Agreed, though many teens seem to start at a much younger age. Or does the drilling of holes for the insertion of hardware (gives me the creeps, actually) not count as a ‘surgical procedure’?
cr
When I was at a high school camp, one boy had this procedure… done by a peer… with the tool that was available, a rusty safety pin… which remained inserted in the hole instead of an earring… grrrrrrr…
And presumably without anaesthetic (other than vodka)?
Ouch!
cr
Of course!
About 10 years ago two of my smartest 12th Grade Calculus students ( one male, one female) came to class after lunch, giggling. One could obviously see through their T shirts that they had gotten their nipples pierced. OUCH! I really don’t get it….
+ 1
There are a lot of correlations and nuances between male genital mutilation (MGM) and female genital mutilation (FGM), that are lost on most people.
The WHO recognizes four types of FGM. Type I is referred to as female circumcision and includes the removal of the prepuce (clitoral hood) (Ia) and usually the clitoris as well (Ib). Male circumcision includes removal of the prepuce (foreskin) and usually parts of or the whole frenulum.
The glans clitoris cannot be compared to the glans penis, the former being the size of a pea, and the latter being roughly the size of a crabapple.
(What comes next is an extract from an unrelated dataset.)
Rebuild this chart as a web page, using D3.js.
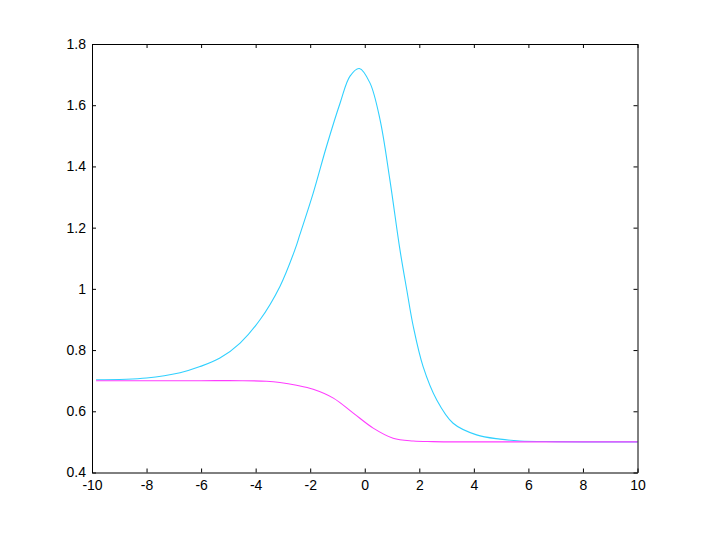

In addition, it is not the glans penis that triggers orgasm in men, but rather the frenulum, so removal of the frenulum is more comparable to removal of the clitoris than the glans penis.
Just as removal of the clitoris prevents a woman from experiencing a clitoral orgasm, removal of the frenulum prevents a man from experiencing what would be considered a normal orgasm for most men around the globe. Circumcised men must instead thrust harder to get enough stimulation for an orgasm.
Female circumcision (FGM Type I) and male circumcision are, therefore, the EXACT same in terms of severity, or rather the spectrum of severity that each includes, except for few instances where male circumcision is in fact worse.
Some instances of male circumcision remove almost all of the shaft skin and erections are painful or result in skin tears, bleeding, etc. Type II female genital mutilation is removal of the labia minora in addition to Type I. In these cases, male circumcision can be as bad as FGM Type II.
FGM Type III, the sewing shut of the labia majora, is comparable only to penile subincisions, the cutting open of the urethra lengthwise on the ventral side of the penis. Both affect fertility, sexual satisfaction, and hygiene comparably.
It is never the removal of the clitoris, it is only the removal of the clitoral glans. The clitoris is a large organ, of which only the glans and part of the shaft are visible. The clitoris extends from the visible portion to a point below the pubic bone. The clitoris is a complex structure, containing external and internal components. It consists of the glans (including the frenulum clitoridis, which is a frenulum on the under-surface of the glans and is created by the two medial parts of the labia minora), the clitoral body (which is composed of two erectile bodies known as the corpora cavernosa), two clitoral crura, the clitoral hood (formed by the labia minora) and the vestibular or clitoral bulbs. (https://en.wikipedia.org/wiki/Clitoris#General_structure_and_histological_evaluation)
Also, to confirm much of what you wrote (with which I agree): https://en.wikipedia.org/wiki/Foreskin#Functions
Most women who have had intercourse with whole men as well as with circumcised men find sex significantly more pleasurable with uncut men.